## Start Dataset content

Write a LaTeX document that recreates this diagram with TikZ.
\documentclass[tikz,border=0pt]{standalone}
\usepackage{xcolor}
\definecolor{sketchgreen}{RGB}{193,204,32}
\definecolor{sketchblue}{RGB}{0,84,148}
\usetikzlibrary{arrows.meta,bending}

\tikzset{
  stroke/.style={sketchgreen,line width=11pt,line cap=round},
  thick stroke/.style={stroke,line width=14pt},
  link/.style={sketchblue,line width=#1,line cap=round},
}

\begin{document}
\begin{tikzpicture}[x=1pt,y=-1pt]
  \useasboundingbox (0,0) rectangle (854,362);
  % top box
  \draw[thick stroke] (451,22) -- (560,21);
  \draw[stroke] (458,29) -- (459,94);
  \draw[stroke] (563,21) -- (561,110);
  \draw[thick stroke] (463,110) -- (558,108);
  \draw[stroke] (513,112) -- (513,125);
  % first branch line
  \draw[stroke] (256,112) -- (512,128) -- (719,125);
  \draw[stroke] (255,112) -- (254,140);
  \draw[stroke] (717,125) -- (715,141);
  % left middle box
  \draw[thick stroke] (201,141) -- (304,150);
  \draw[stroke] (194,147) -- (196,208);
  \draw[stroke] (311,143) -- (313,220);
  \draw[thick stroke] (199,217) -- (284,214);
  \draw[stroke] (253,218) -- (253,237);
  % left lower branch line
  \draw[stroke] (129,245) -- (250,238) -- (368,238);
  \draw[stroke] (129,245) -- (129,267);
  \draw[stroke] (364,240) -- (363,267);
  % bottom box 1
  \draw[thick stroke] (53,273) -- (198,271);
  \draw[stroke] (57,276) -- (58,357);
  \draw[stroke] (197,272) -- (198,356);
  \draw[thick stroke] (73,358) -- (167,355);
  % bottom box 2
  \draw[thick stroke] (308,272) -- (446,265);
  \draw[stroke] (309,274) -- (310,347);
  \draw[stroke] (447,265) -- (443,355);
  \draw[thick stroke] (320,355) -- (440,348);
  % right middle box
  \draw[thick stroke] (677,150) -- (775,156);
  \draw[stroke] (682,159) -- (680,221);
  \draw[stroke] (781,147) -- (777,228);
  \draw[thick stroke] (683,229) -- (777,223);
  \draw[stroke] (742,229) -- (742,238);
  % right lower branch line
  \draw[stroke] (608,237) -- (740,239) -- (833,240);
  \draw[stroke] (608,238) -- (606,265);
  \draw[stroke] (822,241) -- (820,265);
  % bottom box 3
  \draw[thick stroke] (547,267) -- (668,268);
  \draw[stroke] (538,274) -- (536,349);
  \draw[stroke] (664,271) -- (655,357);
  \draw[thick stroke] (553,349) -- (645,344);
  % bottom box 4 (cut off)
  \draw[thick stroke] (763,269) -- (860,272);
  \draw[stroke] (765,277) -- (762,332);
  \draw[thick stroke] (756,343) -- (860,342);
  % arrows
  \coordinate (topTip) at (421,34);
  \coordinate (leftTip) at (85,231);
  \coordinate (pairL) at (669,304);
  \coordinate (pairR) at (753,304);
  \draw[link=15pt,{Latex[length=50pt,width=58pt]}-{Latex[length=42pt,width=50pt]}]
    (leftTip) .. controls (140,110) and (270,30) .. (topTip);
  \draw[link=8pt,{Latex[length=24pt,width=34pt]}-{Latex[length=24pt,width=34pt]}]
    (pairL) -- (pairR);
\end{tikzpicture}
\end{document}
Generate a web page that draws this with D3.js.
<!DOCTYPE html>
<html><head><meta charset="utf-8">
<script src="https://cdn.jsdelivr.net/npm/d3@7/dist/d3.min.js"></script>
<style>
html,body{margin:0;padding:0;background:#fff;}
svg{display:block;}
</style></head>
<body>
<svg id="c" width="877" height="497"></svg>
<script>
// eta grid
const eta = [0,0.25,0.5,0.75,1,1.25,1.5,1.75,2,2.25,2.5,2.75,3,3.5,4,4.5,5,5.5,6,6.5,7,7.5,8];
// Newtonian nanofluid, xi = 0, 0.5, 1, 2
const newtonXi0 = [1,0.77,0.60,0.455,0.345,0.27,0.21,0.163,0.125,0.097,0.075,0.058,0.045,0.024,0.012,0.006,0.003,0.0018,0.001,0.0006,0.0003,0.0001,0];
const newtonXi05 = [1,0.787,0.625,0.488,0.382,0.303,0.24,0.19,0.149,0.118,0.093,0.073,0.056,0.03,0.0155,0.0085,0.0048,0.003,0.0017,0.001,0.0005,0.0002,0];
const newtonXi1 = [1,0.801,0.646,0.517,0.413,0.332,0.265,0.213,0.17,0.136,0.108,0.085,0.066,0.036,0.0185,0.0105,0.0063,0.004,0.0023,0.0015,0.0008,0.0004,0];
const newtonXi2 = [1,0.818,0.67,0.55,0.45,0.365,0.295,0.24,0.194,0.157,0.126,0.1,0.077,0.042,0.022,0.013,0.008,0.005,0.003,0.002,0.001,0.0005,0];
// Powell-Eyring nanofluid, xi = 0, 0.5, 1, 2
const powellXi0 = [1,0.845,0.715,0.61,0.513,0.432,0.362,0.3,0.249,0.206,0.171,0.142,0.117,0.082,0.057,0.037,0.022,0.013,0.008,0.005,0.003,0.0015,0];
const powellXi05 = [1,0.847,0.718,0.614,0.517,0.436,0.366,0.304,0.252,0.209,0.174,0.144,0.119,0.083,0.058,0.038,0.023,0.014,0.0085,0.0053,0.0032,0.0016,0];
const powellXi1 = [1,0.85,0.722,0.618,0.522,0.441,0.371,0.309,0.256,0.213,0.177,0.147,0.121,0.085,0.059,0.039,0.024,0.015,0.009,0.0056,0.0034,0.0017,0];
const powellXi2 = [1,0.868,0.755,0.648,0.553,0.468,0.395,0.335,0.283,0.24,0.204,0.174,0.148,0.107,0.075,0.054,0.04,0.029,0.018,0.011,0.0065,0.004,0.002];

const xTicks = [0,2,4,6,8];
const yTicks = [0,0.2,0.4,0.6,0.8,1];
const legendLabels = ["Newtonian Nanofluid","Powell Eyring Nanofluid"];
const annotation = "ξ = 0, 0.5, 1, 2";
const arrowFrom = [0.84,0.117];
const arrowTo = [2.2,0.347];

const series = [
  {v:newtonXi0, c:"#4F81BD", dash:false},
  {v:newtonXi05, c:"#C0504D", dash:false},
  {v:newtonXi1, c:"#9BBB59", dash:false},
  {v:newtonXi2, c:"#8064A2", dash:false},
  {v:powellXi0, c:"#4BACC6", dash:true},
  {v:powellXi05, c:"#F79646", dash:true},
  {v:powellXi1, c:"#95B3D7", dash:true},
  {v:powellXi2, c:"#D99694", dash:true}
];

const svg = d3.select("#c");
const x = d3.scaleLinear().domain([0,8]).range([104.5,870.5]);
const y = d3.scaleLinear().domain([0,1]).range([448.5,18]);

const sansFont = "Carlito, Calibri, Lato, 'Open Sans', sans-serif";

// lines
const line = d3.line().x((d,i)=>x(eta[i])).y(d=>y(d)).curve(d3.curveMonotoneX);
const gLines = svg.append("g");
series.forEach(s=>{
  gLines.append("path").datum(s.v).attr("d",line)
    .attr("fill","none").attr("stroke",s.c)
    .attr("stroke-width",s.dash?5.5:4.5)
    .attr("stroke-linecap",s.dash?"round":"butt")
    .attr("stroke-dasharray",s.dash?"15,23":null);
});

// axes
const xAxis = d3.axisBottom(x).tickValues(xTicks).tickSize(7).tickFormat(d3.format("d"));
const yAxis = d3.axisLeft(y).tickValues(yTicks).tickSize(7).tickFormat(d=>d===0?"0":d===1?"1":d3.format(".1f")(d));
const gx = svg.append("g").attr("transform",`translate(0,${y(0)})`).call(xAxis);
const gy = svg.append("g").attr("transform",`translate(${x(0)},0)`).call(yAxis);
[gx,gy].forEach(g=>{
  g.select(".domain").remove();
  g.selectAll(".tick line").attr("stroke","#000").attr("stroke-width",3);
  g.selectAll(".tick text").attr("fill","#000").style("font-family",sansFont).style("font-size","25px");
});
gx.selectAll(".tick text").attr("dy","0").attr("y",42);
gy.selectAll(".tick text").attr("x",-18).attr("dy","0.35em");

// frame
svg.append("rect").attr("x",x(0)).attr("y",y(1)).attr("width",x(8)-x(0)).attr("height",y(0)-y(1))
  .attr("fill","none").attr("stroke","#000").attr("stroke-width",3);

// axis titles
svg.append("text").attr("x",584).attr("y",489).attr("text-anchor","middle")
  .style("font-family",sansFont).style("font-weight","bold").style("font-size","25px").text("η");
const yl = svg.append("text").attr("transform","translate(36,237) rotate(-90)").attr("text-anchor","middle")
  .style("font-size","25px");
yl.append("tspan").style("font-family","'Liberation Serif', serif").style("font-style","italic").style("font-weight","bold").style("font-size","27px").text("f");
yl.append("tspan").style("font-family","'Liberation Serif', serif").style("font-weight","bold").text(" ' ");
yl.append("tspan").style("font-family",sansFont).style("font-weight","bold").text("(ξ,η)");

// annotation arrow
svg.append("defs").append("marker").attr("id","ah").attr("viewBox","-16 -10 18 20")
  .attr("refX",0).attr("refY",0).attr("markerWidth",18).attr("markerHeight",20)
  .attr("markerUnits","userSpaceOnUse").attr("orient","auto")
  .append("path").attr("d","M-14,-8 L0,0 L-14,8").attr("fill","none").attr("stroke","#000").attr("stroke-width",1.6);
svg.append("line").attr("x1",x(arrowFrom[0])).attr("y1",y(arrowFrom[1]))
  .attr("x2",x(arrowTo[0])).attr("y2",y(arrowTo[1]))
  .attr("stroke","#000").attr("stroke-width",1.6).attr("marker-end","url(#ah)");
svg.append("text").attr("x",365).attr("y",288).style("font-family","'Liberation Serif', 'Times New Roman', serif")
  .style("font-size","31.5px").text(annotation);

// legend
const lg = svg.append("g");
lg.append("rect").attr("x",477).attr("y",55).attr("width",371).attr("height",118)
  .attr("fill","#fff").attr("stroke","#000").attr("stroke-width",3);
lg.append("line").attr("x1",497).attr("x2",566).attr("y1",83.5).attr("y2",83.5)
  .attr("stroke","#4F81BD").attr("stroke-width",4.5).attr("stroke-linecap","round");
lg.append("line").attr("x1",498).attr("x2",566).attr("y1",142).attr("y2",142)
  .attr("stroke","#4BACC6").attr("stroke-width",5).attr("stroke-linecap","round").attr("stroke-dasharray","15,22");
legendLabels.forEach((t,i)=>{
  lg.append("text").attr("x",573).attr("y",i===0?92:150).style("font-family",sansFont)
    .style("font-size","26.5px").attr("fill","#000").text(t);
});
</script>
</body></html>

## End Dataset content

» **What to work on**:
Look through the listing above and count the lines where the string "this" appears. Report the number only.

» **Output below**:
2